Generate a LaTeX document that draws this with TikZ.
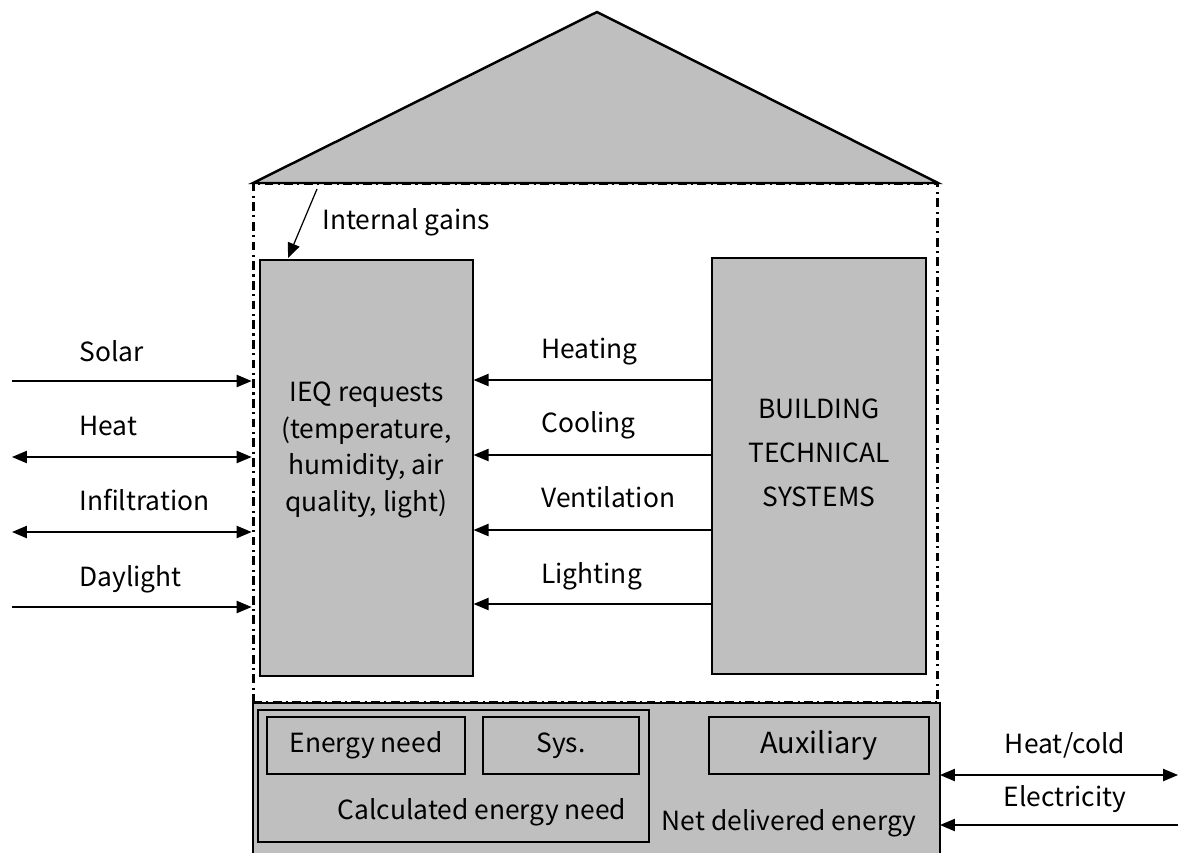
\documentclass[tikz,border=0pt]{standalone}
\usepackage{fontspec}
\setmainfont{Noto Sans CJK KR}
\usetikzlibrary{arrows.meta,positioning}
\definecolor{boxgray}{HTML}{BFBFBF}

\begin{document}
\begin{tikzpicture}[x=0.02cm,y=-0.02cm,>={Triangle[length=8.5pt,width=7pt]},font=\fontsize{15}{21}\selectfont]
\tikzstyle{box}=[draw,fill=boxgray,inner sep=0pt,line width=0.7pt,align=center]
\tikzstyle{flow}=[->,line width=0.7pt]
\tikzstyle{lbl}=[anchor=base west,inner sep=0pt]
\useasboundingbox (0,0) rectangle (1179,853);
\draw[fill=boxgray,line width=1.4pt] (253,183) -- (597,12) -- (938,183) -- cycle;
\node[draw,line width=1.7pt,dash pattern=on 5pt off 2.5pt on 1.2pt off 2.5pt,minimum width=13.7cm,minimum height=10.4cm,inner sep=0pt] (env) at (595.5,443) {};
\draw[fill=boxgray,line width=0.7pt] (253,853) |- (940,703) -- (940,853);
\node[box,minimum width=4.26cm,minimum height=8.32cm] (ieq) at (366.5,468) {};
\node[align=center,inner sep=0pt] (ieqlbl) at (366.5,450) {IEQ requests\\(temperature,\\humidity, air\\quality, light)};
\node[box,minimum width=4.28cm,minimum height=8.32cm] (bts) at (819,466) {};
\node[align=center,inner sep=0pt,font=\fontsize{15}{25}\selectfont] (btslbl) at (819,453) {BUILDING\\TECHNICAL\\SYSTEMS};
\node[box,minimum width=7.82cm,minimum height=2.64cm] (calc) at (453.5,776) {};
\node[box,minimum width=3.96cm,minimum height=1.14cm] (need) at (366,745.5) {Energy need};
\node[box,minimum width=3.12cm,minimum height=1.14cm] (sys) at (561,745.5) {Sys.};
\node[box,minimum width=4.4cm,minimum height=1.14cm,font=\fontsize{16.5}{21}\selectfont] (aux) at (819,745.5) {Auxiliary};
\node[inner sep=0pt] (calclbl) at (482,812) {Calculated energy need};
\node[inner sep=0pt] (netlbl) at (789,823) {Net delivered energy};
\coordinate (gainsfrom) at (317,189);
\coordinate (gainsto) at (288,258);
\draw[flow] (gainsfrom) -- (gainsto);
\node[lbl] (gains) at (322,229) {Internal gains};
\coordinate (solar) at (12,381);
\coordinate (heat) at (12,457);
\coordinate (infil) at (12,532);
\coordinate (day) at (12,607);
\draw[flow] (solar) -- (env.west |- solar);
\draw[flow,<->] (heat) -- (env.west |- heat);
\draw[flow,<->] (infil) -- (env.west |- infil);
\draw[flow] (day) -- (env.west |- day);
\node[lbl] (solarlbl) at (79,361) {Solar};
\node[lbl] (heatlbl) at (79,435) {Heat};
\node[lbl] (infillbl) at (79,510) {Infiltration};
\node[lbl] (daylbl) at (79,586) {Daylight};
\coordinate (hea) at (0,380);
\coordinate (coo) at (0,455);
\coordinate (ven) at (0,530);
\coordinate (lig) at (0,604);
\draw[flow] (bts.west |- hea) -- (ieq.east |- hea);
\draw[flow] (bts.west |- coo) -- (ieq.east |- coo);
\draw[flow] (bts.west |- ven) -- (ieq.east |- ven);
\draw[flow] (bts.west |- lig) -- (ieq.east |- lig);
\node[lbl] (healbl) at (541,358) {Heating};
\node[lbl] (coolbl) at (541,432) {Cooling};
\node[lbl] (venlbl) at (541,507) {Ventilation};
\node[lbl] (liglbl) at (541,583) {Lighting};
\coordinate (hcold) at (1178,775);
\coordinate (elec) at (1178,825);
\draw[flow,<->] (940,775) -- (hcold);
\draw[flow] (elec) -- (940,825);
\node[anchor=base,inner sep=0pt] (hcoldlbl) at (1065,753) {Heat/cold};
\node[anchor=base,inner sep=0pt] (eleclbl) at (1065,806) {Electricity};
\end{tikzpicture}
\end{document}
##############################
▸ PROBLEM TO SOLVE
Give all the lines above again, character for character, without pictures.

▸ EXERCISE RESPONSE
Generate a LaTeX document that draws this with TikZ.
\documentclass[tikz,border=0pt]{standalone}
\usepackage{fontspec}
\setmainfont{Noto Sans CJK KR}
\usetikzlibrary{arrows.meta,positioning}
\definecolor{boxgray}{HTML}{BFBFBF}

\begin{document}
\begin{tikzpicture}[x=0.02cm,y=-0.02cm,>={Triangle[length=8.5pt,width=7pt]},font=\fontsize{15}{21}\selectfont]
\tikzstyle{box}=[draw,fill=boxgray,inner sep=0pt,line width=0.7pt,align=center]
\tikzstyle{flow}=[->,line width=0.7pt]
\tikzstyle{lbl}=[anchor=base west,inner sep=0pt]
\useasboundingbox (0,0) rectangle (1179,853);
\draw[fill=boxgray,line width=1.4pt] (253,183) -- (597,12) -- (938,183) -- cycle;
\node[draw,line width=1.7pt,dash pattern=on 5pt off 2.5pt on 1.2pt off 2.5pt,minimum width=13.7cm,minimum height=10.4cm,inner sep=0pt] (env) at (595.5,443) {};
\draw[fill=boxgray,line width=0.7pt] (253,853) |- (940,703) -- (940,853);
\node[box,minimum width=4.26cm,minimum height=8.32cm] (ieq) at (366.5,468) {};
\node[align=center,inner sep=0pt] (ieqlbl) at (366.5,450) {IEQ requests\\(temperature,\\humidity, air\\quality, light)};
\node[box,minimum width=4.28cm,minimum height=8.32cm] (bts) at (819,466) {};
\node[align=center,inner sep=0pt,font=\fontsize{15}{25}\selectfont] (btslbl) at (819,453) {BUILDING\\TECHNICAL\\SYSTEMS};
\node[box,minimum width=7.82cm,minimum height=2.64cm] (calc) at (453.5,776) {};
\node[box,minimum width=3.96cm,minimum height=1.14cm] (need) at (366,745.5) {Energy need};
\node[box,minimum width=3.12cm,minimum height=1.14cm] (sys) at (561,745.5) {Sys.};
\node[box,minimum width=4.4cm,minimum height=1.14cm,font=\fontsize{16.5}{21}\selectfont] (aux) at (819,745.5) {Auxiliary};
\node[inner sep=0pt] (calclbl) at (482,812) {Calculated energy need};
\node[inner sep=0pt] (netlbl) at (789,823) {Net delivered energy};
\coordinate (gainsfrom) at (317,189);
\coordinate (gainsto) at (288,258);
\draw[flow] (gainsfrom) -- (gainsto);
\node[lbl] (gains) at (322,229) {Internal gains};
\coordinate (solar) at (12,381);
\coordinate (heat) at (12,457);
\coordinate (infil) at (12,532);
\coordinate (day) at (12,607);
\draw[flow] (solar) -- (env.west |- solar);
\draw[flow,<->] (heat) -- (env.west |- heat);
\draw[flow,<->] (infil) -- (env.west |- infil);
\draw[flow] (day) -- (env.west |- day);
\node[lbl] (solarlbl) at (79,361) {Solar};
\node[lbl] (heatlbl) at (79,435) {Heat};
\node[lbl] (infillbl) at (79,510) {Infiltration};
\node[lbl] (daylbl) at (79,586) {Daylight};
\coordinate (hea) at (0,380);
\coordinate (coo) at (0,455);
\coordinate (ven) at (0,530);
\coordinate (lig) at (0,604);
\draw[flow] (bts.west |- hea) -- (ieq.east |- hea);
\draw[flow] (bts.west |- coo) -- (ieq.east |- coo);
\draw[flow] (bts.west |- ven) -- (ieq.east |- ven);
\draw[flow] (bts.west |- lig) -- (ieq.east |- lig);
\node[lbl] (healbl) at (541,358) {Heating};
\node[lbl] (coolbl) at (541,432) {Cooling};
\node[lbl] (venlbl) at (541,507) {Ventilation};
\node[lbl] (liglbl) at (541,583) {Lighting};
\coordinate (hcold) at (1178,775);
\coordinate (elec) at (1178,825);
\draw[flow,<->] (940,775) -- (hcold);
\draw[flow] (elec) -- (940,825);
\node[anchor=base,inner sep=0pt] (hcoldlbl) at (1065,753) {Heat/cold};
\node[anchor=base,inner sep=0pt] (eleclbl) at (1065,806) {Electricity};
\end{tikzpicture}
\end{document}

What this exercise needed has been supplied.